Need to open LVM to rescue contents

I have a hard drive with a ddrescue copy of a drive that has since failed (physical problem). On the drive is a 70Mb EXT4 partition and a ~700Gb LVM partition. The challenge is to open up the LVM partition and reliably access it contents. The good news is I have no reason to think it’s encrypted unless that happened by default.

See this thread for the story so far. (Ignore the “can’t boot live OS” discussion - problem resolved).

Restating what are, I hope, the major points: the original drive has 512B physical and logical sectors, the new drive has 512B logical sectors but 4096B physical sectors. This mismatch may mean the ddrescue -f /dev/sda /dev/sdb session produced a useless copy. Maybe not?

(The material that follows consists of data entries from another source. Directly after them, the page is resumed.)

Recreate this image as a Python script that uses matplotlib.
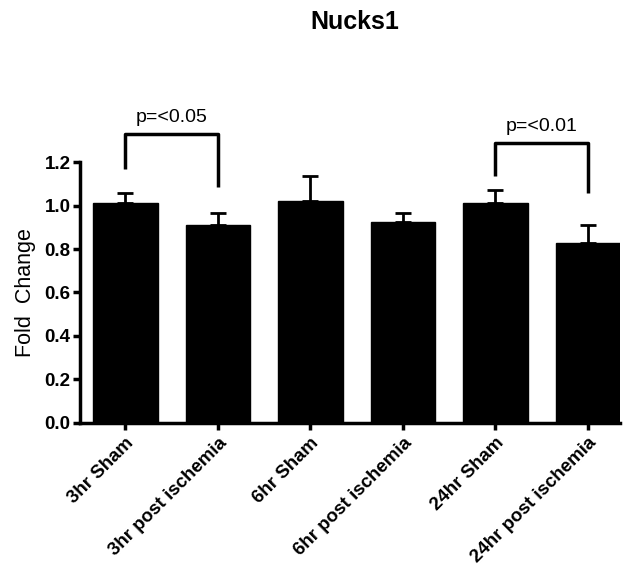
import matplotlib
matplotlib.use("Agg")
import matplotlib.pyplot as plt
import numpy as np

categories = ["3hr Sham", "3hr post ischemia", "6hr Sham", "6hr post ischemia", "24hr Sham", "24hr post ischemia"]
means = [1.01, 0.91, 1.02, 0.925, 1.01, 0.83]
err_upper = [0.05, 0.055, 0.115, 0.04, 0.06, 0.08]
yticks = [0.0, 0.2, 0.4, 0.6, 0.8, 1.0, 1.2]
comparisons = [(0, 1, "p=<0.05", 1.33, 1.17, 1.085), (4, 5, "p=<0.01", 1.29, 1.135, 1.06)]

plt.rcParams['font.family'] = ['Liberation Sans', 'DejaVu Sans']

fig = plt.figure(figsize=(6.31, 5.69), dpi=100)
ax = fig.add_axes([0.127, 0.257, 0.856, 0.458])
x = np.arange(len(categories))
ax.bar(x, means, width=0.70, color='black', edgecolor='black', zorder=2)
ax.errorbar(x, means, yerr=[np.zeros(len(means)), err_upper], fmt='none',
            ecolor='black', elinewidth=2, capsize=6, capthick=2, zorder=1)

ax.set_xlim(-0.49, 5.35)
ax.set_ylim(0, 1.2)
ax.set_yticks(yticks)
ax.set_yticklabels([f"{v:.1f}" for v in yticks], fontsize=13.5, fontweight='bold')
ax.set_xticks(x)
ax.set_xticklabels(categories, rotation=45, ha='right', rotation_mode='anchor',
                   fontsize=13.5, fontweight='bold')
for s in ['top', 'right']:
    ax.spines[s].set_visible(False)
for s in ['left', 'bottom']:
    ax.spines[s].set_linewidth(2.5)
ax.tick_params(axis='both', width=2.5, length=5, direction='out')
ax.tick_params(axis='y', pad=2)
ax.set_ylabel("Fold  Change", fontsize=15.5, labelpad=6)

for i, j, txt, ytop, yl, yr in comparisons:
    ax.plot([x[i], x[i], x[j], x[j]], [yl, ytop, ytop, yr], color='black', lw=2.5,
            clip_on=False, solid_capstyle='butt')
    ax.text((x[i] + x[j]) / 2, ytop + 0.035, txt, ha='center', va='bottom', fontsize=14)

fig.text(0.563, 0.961, "Nucks1", ha='center', va='center', fontsize=18, fontweight='bold')
fig.savefig("out.png", dpi=100)
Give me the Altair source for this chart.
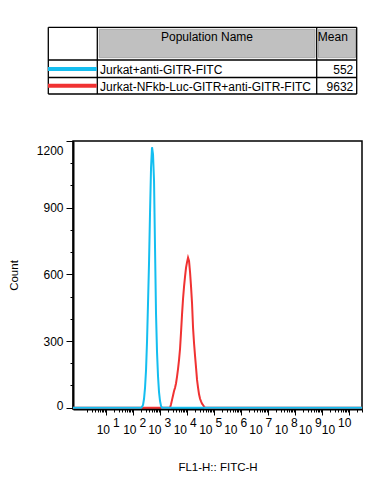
import altair as alt
import pandas as pd

FONT = "Liberation Sans"

# ---------------- data ----------------
# FITC-H intensity of each histogram bin and its event count
blue_x = [199, 217, 236, 257, 280, 305, 332, 361, 393, 429, 467, 508, 553, 603,
          656, 715, 778, 848, 923, 1005, 1095, 1192]
blue_count = [0, 4, 12, 40, 90, 170, 300, 470, 650, 880, 1080, 1172, 1140, 1020,
              720, 420, 250, 140, 70, 30, 8, 0]

red_x = [2358, 2568, 2797, 3046, 3317, 3613, 3934, 4285, 4666, 5081, 5534, 6026,
         6562, 7147, 7783, 8476, 9231, 10051, 10946, 11920, 12982, 14138, 15396,
         16765, 18259, 19885, 21655, 23583, 25681, 27969, 30459, 33167, 36122,
         39337, 42843, 46656]
red_count = [0, 15, 35, 55, 75, 90, 110, 140, 175, 215, 265, 340, 420, 490, 545,
             590, 630, 655, 675, 660, 610, 545, 470, 360, 290, 233, 180, 125, 90,
             60, 40, 28, 18, 12, 5, 0]

series_names = ["Jurkat+anti-GITR-FITC", "Jurkat-NFkb-Luc-GITR+anti-GITR-FITC"]
series_means = ["552", "9632"]
series_colors = ["#14BEF0", "#F03232"]
header_labels = ["Population Name", "Mean"]

x_domain = [0.6026, 3.02e10]
y_domain = [-6, 1200]
y_tick_values = [0, 100, 200, 300, 400, 500, 600, 700, 800, 900, 1000, 1100, 1200]
x_tick_mantissas = [1, 2, 3, 4, 5, 6, 7, 8, 9]
x_tick_decades = [0, 1, 2, 3, 4, 5, 6, 7, 8, 9, 10]
x_label_exponents = ["1", "2", "3", "4", "5", "6", "7", "8", "9", "10"]
x_label_log_pos = [1.2615, 2.243, 3.1689, 4.1133, 5.0578, 5.9837, 6.9096,
                   7.8541, 8.743, 9.5948]

# ---------------- frames ----------------
def series_frame(xs, counts):
    return pd.DataFrame({"fitc": [x_domain[0]] + xs + [x_domain[1]],
                         "count": [0] + counts + [0]})

blue_df = series_frame(blue_x, blue_count)
red_df = series_frame(red_x, red_count)

x_ticks = [m * 10 ** d for d in x_tick_decades for m in x_tick_mantissas
           if x_domain[0] <= m * 10 ** d <= x_domain[1] and not (d == 0 and m == 1)]

labels_df = pd.DataFrame({"fitc": [10 ** v for v in x_label_log_pos],
                          "exp": x_label_exponents, "base": "10"})

xscale = alt.Scale(type="log", domain=x_domain, nice=False)
yscale = alt.Scale(domain=y_domain, nice=False, zero=False)

x_axis = alt.Axis(
    values=x_ticks, labels=False, grid=False,
    tickSize={"condition": {"test": "abs(log(datum.value)/LN10 - round(log(datum.value)/LN10)) < 0.000001",
                            "value": 6}, "value": 3},
    tickColor="black", tickWidth=1, domainColor="black", domainWidth=2,
    title="FL1-H:: FITC-H", titleFontSize=11.5, titlePadding=46,
)
y_axis = alt.Axis(
    values=y_tick_values, grid=False,
    labelExpr="datum.value % 300 === 0 ? '' + datum.value : ''",
    labelOverlap=False, labelFontSize=12, labelPadding=3,
    labelOffset={"condition": [{"test": "datum.value === 1200", "value": 9},
                               {"test": "datum.value === 0", "value": -2}], "value": 0},
    tickSize={"condition": {"test": "datum.value % 300 === 0", "value": 7}, "value": 3},
    tickColor="black", tickWidth=1, domainColor="black", domainWidth=2,
    title="Count", titleFontSize=11.5, titlePadding=17,
)

X = alt.X("fitc:Q", scale=xscale, axis=x_axis)
Y = alt.Y("count:Q", scale=yscale, axis=y_axis)

red_line = alt.Chart(red_df).mark_line(color=series_colors[1], strokeWidth=2).encode(x=X, y=Y)
blue_line = alt.Chart(blue_df).mark_line(color=series_colors[0], strokeWidth=2).encode(x=X, y=Y)
base_text = alt.Chart(labels_df).mark_text(
    align="right", baseline="middle", dx=-3, font=FONT, fontSize=12, color="black"
).encode(x=X, y=alt.value(289), text="base:N")
exp_text = alt.Chart(labels_df).mark_text(
    align="left", baseline="middle", font=FONT, fontSize=12, color="black"
).encode(x=X, y=alt.value(281.5), text="exp:N")

hist = alt.layer(red_line, blue_line, base_text, exp_text)

# ---------------- legend table (layout in pixels relative to plot origin) ----------------
tx = [-24.7, 24.3, 243.7, 283.7]
ty = [-113.7, -81.0, -63.5, -47.0]
tsx = alt.Scale(domain=[-60, 320], range=[-60, 320], nice=False, zero=False)
tsy = alt.Scale(domain=[-130, 0], range=[-130, 0], nice=False, zero=False)

rules_df = pd.DataFrame(
    [{"x": tx[0], "x2": tx[3], "y": v, "y2": v} for v in ty]
    + [{"x": v, "x2": v, "y": ty[0], "y2": ty[3]} for v in tx]
)
boxes_df = pd.DataFrame({"x": [26.3, 245.5], "x2": [242.0, 282.5],
                         "y": [-111.7, -111.7], "y2": [-83.3, -83.3]})
swatch_df = pd.DataFrame({"x": -25.0, "x2": 23.7, "y": [-72.0, -55.3],
                          "color": series_colors})
names_df = pd.DataFrame({"x": 27.0, "y": [-71.0, -53.7], "t": series_names})
means_df = pd.DataFrame({"x": 280.3, "y": [-71.0, -53.7], "t": series_means})
head1_df = pd.DataFrame({"x": [134.0], "y": [-104.3], "t": [header_labels[0]]})
head2_df = pd.DataFrame({"x": [244.8], "y": [-104.3], "t": [header_labels[1]]})

TX = alt.X("x:Q", scale=tsx, axis=None)
TY = alt.Y("y:Q", scale=tsy, axis=None)

boxes = alt.Chart(boxes_df).mark_rect(fill="#C0C0C0", stroke="#A8A8A8", strokeWidth=1).encode(
    x=TX, y=TY, x2="x2:Q", y2="y2:Q")
rules = alt.Chart(rules_df).mark_rule(color="black", strokeWidth=1.3).encode(
    x=TX, y=TY, x2="x2:Q", y2="y2:Q")
swatches = alt.Chart(swatch_df).mark_rule(strokeWidth=4).encode(
    x=TX, x2="x2:Q", y=TY, color=alt.Color("color:N", scale=None))
txt = dict(font=FONT, fontSize=12, color="black", baseline="middle")
names = alt.Chart(names_df).mark_text(align="left", **txt).encode(x=TX, y=TY, text="t:N")
means = alt.Chart(means_df).mark_text(align="right", **txt).encode(x=TX, y=TY, text="t:N")
head1 = alt.Chart(head1_df).mark_text(align="center", **txt).encode(x=TX, y=TY, text="t:N")
head2 = alt.Chart(head2_df).mark_text(align="left", **txt).encode(x=TX, y=TY, text="t:N")

table = alt.layer(boxes, rules, swatches, names, means, head1, head2)

chart = alt.layer(hist, table).resolve_scale(x="independent", y="independent").properties(
    width=289, height=268,
    autosize=alt.AutoSizeParams(type="none"),
    padding={"left": 73, "top": 141, "right": 23, "bottom": 75},
    background="white",
).configure_view(stroke="black", strokeWidth=1.5).configure_axis(
    labelFont=FONT, titleFont=FONT, labelColor="black", titleColor="black",
    titleFontWeight="normal",
)

chart.save("out.html", embed_options={"renderer": "svg", "actions": False})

The original drive was working well until just after the ddrescue attempts started. Try #1 accidentally put the output in /tmp and, no surprise, eventually filled the device. I deleted the unwanted image and, after try #2, which produced the present situation, rebooting failed when fsck couldn’t handle a problem in /tmp.

In the course of connecting and disconnecting drives, the SATA data connector failed on the original drive.

Robin_listas has been working with me on this issue. The problem has drifted so far from the original topic that I’m opening a new thread, directed to a new problem.

Again, the challenge is to open up an LVM partition and reliably access it contents. For extra points, try making the HDD bootable.

This thread will be, by request, closed.